Partnerships between community organizations and engaged university members creates realistic learning experiences for occupational therapy students while encouraging civic responsibility. The authors propose service learning as the core of an innovative course design framework using the Centralized Service Learning Model (CSLM). Three phases are described. Phase One provides a description of the CSLM using a generalizable model, with specific application within existing occupational therapy program coursework. Phase Two provides leadership opportunities for a subsequent cohort of students within the curriculum. Finally, Phase Three integrates faculty scholarship. To understand students’ knowledge-level awareness, a survey based on course objectives can be administered, and ongoing journaling using reflections that promote critical thought, such as guided reflection, may be utilized. Faculty members can utilize this innovative course design framework to provide meaning and engagement to students during service learning projects while simultaneously meeting service, scholarship, and teaching obligations.

Biography

Lauren Milton, OTD, OTR/L currently serves as an Instructor at the Program in Occupational Therapy at Washington University School of Medicine in St.
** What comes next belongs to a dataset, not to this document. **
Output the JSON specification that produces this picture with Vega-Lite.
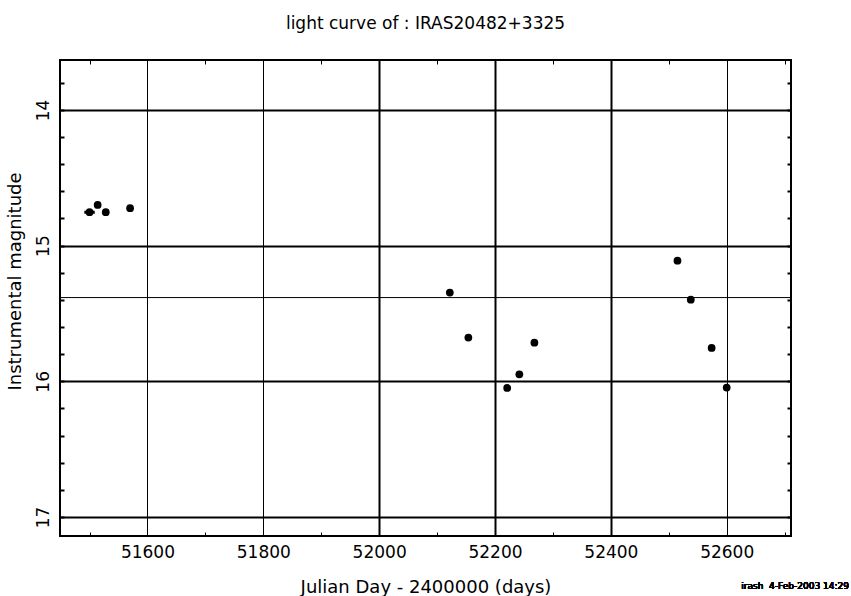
{
  "$schema": "https://vega.github.io/schema/vega-lite/v6.json",
  "width": 731,
  "height": 476,
  "autosize": {"type": "none"},
  "padding": {"left": 60, "top": 60, "right": 60, "bottom": 60},
  "background": "white",
  "title": {
    "text": "light curve of : IRAS20482+3325",
    "font": "DejaVu Sans",
    "fontSize": 17,
    "fontWeight": "normal",
    "color": "black",
    "anchor": "middle",
    "baseline": "alphabetic",
    "offset": 14
  },
  "config": {
    "view": {"stroke": "black", "strokeWidth": 2},
    "axis": {
      "labelFont": "DejaVu Sans",
      "labelFontSize": 17,
      "labelColor": "black",
      "titleFont": "DejaVu Sans",
      "titleFontSize": 18,
      "titleFontWeight": "normal",
      "titleColor": "black",
      "tickColor": "black",
      "gridColor": "black",
      "domain": false,
      "labelFlush": false,
      "labelOverlap": false
    }
  },
  "data": {
    "values": [
      {"jd": 51500, "mag": 14.754, "jd_lo": 51491, "jd_hi": 51509},
      {"jd": 51514, "mag": 14.700},
      {"jd": 51528, "mag": 14.754},
      {"jd": 51570, "mag": 14.724},
      {"jd": 52122, "mag": 15.346},
      {"jd": 52154, "mag": 15.678},
      {"jd": 52221, "mag": 16.049},
      {"jd": 52242, "mag": 15.948},
      {"jd": 52268, "mag": 15.715},
      {"jd": 52515, "mag": 15.111},
      {"jd": 52538, "mag": 15.398},
      {"jd": 52574, "mag": 15.754},
      {"jd": 52600, "mag": 16.046}
    ]
  },
  "layer": [
    {
      "mark": {"type": "rule", "color": "black", "strokeWidth": 1},
      "encoding": {
        "y": {
          "aggregate": "mean",
          "field": "mag",
          "type": "quantitative",
          "scale": {"domain": [13.632, 17.14], "reverse": true, "nice": false, "zero": false},
          "axis": {
            "orient": "right",
            "values": [13.8, 14, 14.2, 14.4, 14.6, 14.8, 15, 15.2, 15.4, 15.6, 15.8, 16, 16.2, 16.4, 16.6, 16.8, 17],
            "labels": false,
            "grid": false,
            "ticks": true,
            "tickSize": -4,
            "tickWidth": 2,
            "title": null
          }
        }
      }
    },
    {
      "transform": [{"filter": "isValid(datum.jd_lo)"}],
      "mark": {"type": "rule", "color": "black", "strokeWidth": 3},
      "encoding": {
        "x": {
          "field": "jd_lo",
          "type": "quantitative",
          "scale": {"domain": [51449, 52711], "nice": false, "zero": false},
          "axis": {
            "orient": "top",
            "values": [51500, 51600, 51700, 51800, 51900, 52000, 52100, 52200, 52300, 52400, 52500, 52600, 52700],
            "labels": false,
            "grid": false,
            "ticks": true,
            "tickSize": -4,
            "tickWidth": 1,
            "title": null
          }
        },
        "x2": {"field": "jd_hi"},
        "y": {"field": "mag", "type": "quantitative", "axis": null}
      }
    },
    {
      "mark": {"type": "point", "shape": "circle", "filled": true, "size": 60, "color": "black", "opacity": 1},
      "encoding": {
        "x": {
          "field": "jd",
          "type": "quantitative",
          "scale": {"domain": [51449, 52711], "nice": false, "zero": false},
          "axis": {
            "orient": "bottom",
            "values": [51500, 51600, 51700, 51800, 51900, 52000, 52100, 52200, 52300, 52400, 52500, 52600, 52700],
            "format": "d",
            "labelExpr": "datum.value % 200 == 0 ? datum.label : ''",
            "grid": true,
            "gridWidth": {"condition": {"test": "datum.value >= 52000 && datum.value <= 52400", "value": 2}, "value": 1},
            "gridOpacity": {"condition": {"test": "datum.value % 200 != 0", "value": 0}, "value": 1},
            "ticks": true,
            "tickSize": -4,
            "tickWidth": 1,
            "labelPadding": 12,
            "labelBaseline": "top",
            "title": "Julian Day - 2400000 (days)",
            "titleBaseline": "alphabetic",
            "titleY": 56
          }
        },
        "y": {
          "field": "mag",
          "type": "quantitative",
          "scale": {"domain": [13.632, 17.14], "reverse": true, "nice": false, "zero": false},
          "axis": {
            "orient": "left",
            "values": [13.8, 14, 14.2, 14.4, 14.6, 14.8, 15, 15.2, 15.4, 15.6, 15.8, 16, 16.2, 16.4, 16.6, 16.8, 17],
            "format": ".0f",
            "labelExpr": "abs(datum.value - round(datum.value)) < 0.001 ? datum.label : ''",
            "grid": true,
            "gridWidth": 2,
            "gridOpacity": {"condition": {"test": "abs(datum.value - round(datum.value)) > 0.001", "value": 0}, "value": 1},
            "ticks": true,
            "tickSize": -4,
            "tickWidth": 2,
            "labelAngle": -90,
            "labelAlign": "center",
            "labelBaseline": "alphabetic",
            "labelPadding": 16,
            "title": "Instrumental magnitude",
            "titleAngle": -90,
            "titleBaseline": "alphabetic",
            "titleAlign": "center",
            "titleX": -39.5,
            "titleY": 221
          }
        }
      }
    },
    {
      "mark": {"type": "text", "align": "right", "baseline": "alphabetic", "font": "DejaVu Sans", "fontSize": 9, "color": "black"},
      "encoding": {
        "x": {"datum": 52811, "type": "quantitative", "axis": null},
        "y": {"datum": 17.534, "type": "quantitative", "axis": null},
        "text": {"value": "irash\u00a0\u00a04-Feb-2003 14:29"}
      }
    }
  ],
  "resolve": {"axis": {"x": "independent", "y": "independent"}}
}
Louis, Missouri. She is engaged in the development and implementation of several educationally-based programmatic and research initiatives at the Program, including the Innovations in Education Lab. Robyn Otty, OTD, OTR/L, BCPR currently serves as an Associate Professor and Program Director at the School of Occupational Therapy at Touro University Nevada. As an OT educator, Dr. Otty has systematically studied her teaching through various action research projects related to student creativity and critical thinking within higher education.

Declaration of Interest

The authors report no declarations of interest.